The revelations of Ezra’s history serve his character in the same way hints about Sabine’s served hers. It gives him motivations, depth beyond just being a street rat. We know why he is so bitter about the past and the Empire. Where things get more subjective is if it serves the greater story beyond that, especially if his parents wind up being someone seen in previous canon. But will they be?
All we know as of this writing is that Ephraim Bridger is voiced in his flashback appearances by Dee Bradley Baker, the same actor who played the clone soldiers in The Clone Wars. Does that mean that Ezra’s father was a clone? It’s not entirely baseless speculation, but DBB voiced an Ithorian bartender in the same episode, does that mean his father is an Ithorian? And who on Lothal could his mother be? Was she a Jedi or just a random woman?
In the context of the larger story, these details do not really matter. Whoever Ezra’s father was, he has been missing from Ezra’s life for a long time, having more effect on Ezra by his absence than his presence; the Ghost’s crew is more concerned that Ezra come to terms with his past than be defined by it. From an out-of-narrative standpoint, linking Ezra to characters we have seen before would really only go against what Dave Filoni and other creative minds behind this series have said from the beginning: the galaxy is big enough to house all sorts of narratives that do not have to be connected. Not every protagonist has to be someone special from birth.
Rebels has benefited from its distance from the larger narrative, allowing its characters to work in a near-vacuum. Lothal is a small place in a large galaxy, and not everything has to be tied back to the movies or previous stories. While having Ezra’s father be a clone is something I could see happening, I would prefer it not be, and I would be very disappointed if it turned out to be Captain Rex or another notable clone from the past. It’s the sort of connection that does not serve the larger narrative except as fanservice on a level that proves more distracting than interesting.

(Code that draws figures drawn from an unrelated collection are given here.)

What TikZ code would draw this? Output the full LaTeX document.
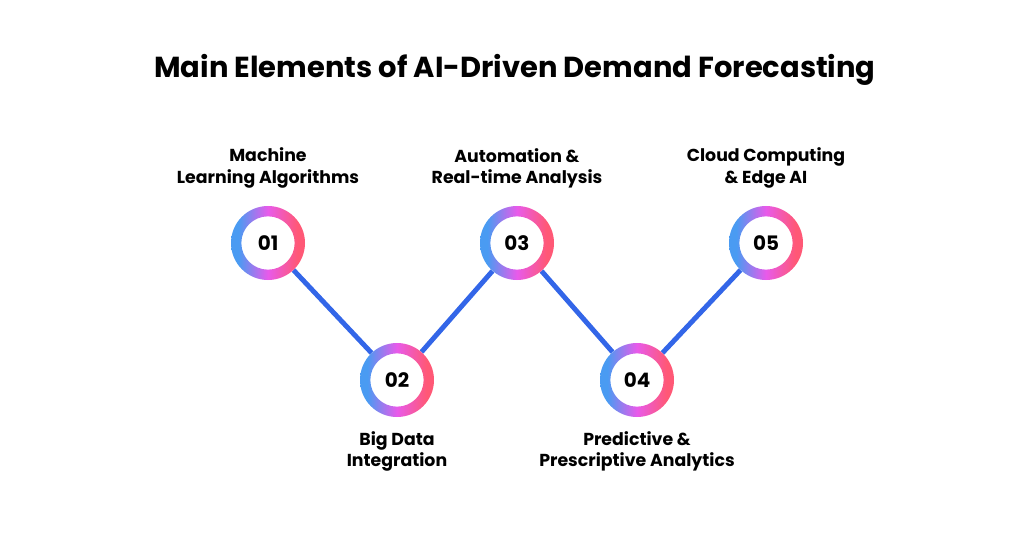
\documentclass[tikz,border=0pt]{standalone}
\usepackage{fontspec}
\setmainfont{Poppins}
\usetikzlibrary{positioning}
\definecolor{CBlue}{HTML}{4A9BF2}
\definecolor{CMagenta}{HTML}{E85AEA}
\definecolor{CRed}{HTML}{FF5876}
\definecolor{CLine}{HTML}{3366E8}
\pgfdeclarehorizontalshading{ringshade}{100bp}{color(0bp)=(CBlue); color(30bp)=(CBlue); color(50bp)=(CMagenta); color(70bp)=(CRed); color(100bp)=(CRed)}
\tikzset{
  stepnode/.style={circle, minimum size=2.22cm, inner sep=0pt, font=\bfseries\fontsize{17}{17}\selectfont},
  steplabel/.style={align=center, font=\bfseries\fontsize{14.8}{18.5}\selectfont},
  link/.style={CLine, line width=4.2pt}
}
\newcommand{\ring}[1]{%
  \shade[shading=ringshade, even odd rule]
    (#1.center) circle (1.11cm) (#1.center) circle (0.8cm);}
\begin{document}
\begin{tikzpicture}[x=0.03cm, y=-0.03cm]
    \useasboundingbox (0,0) rectangle (1024,540);
    % Title
    \node[font=\bfseries\fontsize{24.7}{28}\selectfont] (title) at (515,70) {Main Elements of AI-Driven Demand Forecasting};

    % Steps
    \node[stepnode] (s1) at (268,243) {};
    \node[stepnode] (s2) at (397,380) {};
    \node[stepnode] (s3) at (517,243) {};
    \node[stepnode] (s4) at (637,380) {};
    \node[stepnode] (s5) at (766,243) {};

    % Connectors
    \draw[link] (s1) -- (s2);
    \draw[link] (s2) -- (s3);
    \draw[link] (s3) -- (s4);
    \draw[link] (s4) -- (s5);

    % Rings and numbers
    \foreach \n in {1,...,5} {
      \ring{s\n}
      \node[stepnode] at (s\n) {0\n};
    }

    % Labels
    \node[steplabel, above=0.4cm of s1] (l1) {Machine\\Learning Algorithms};
    \node[steplabel, below=0.3cm of s2] (l2) {Big Data\\Integration};
    \node[steplabel, above=0.4cm of s3] (l3) {Automation \&\\Real-time Analysis};
    \node[steplabel, below=0.3cm of s4] (l4) {Predictive \&\\Prescriptive Analytics};
    \node[steplabel, above=0.4cm of s5] (l5) {Cloud Computing\\\& Edge AI};
\end{tikzpicture}
\end{document}
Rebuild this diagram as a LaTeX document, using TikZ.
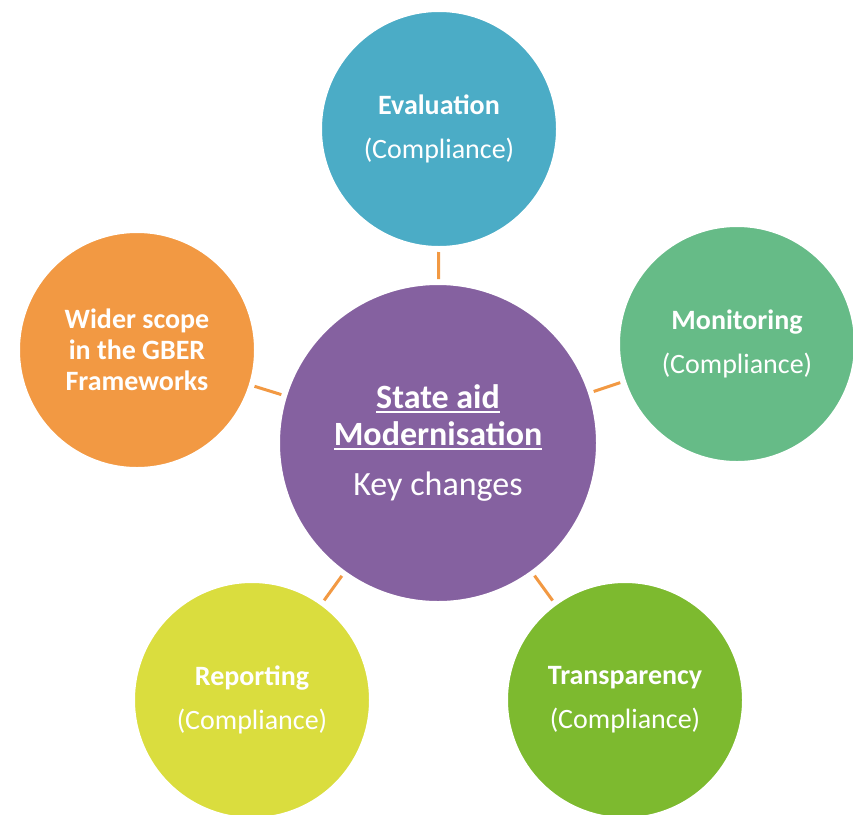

Jay: There’s something to be said about great change being wrought from regular folks. Use whichever cliché you’d like: the short man casts a tall shadow, a noble spirit embiggens the smallest man, etc. There is a significant narrative cost, I’d argue, to making a big deal out of Ezra’s parentage. Ben argues it’s irrelevant and I’d take that a step further.
In this episode, Ezra has some sort of mental flashback to lessons taught by his parents — that’s fine. Even as someone who lived as an orphan for half of his years, his parents meant something to him. But by making Ezra’s parents into somebody we already know, whether Captain Rex or someone else, the writers would run the risk of turning Ezra’s story into an extension of their story. This harms the big-galaxy feel that Filoni’s mentioned being fond of, but also marginalizes Ezra’s own agency and growth. He’s learned some valuable lessons being part of the Ghost crew and he’s grown by having to make some difficult choices. He’s learned to put others ahead of his own interests. Let’s not undermine that by making him a pawn of destiny — even if he is a Force-sensitive.
Everyone has larger stories, stories that established who they are and how they got to join the Ghost crew. Hera’s is as yet untold, Kanan’s is unfolding through novels and comics, while Sabine and Zeb have given hints at their larger stories. Ezra can and should have a story too — but the story of his parents should be Ezra’s.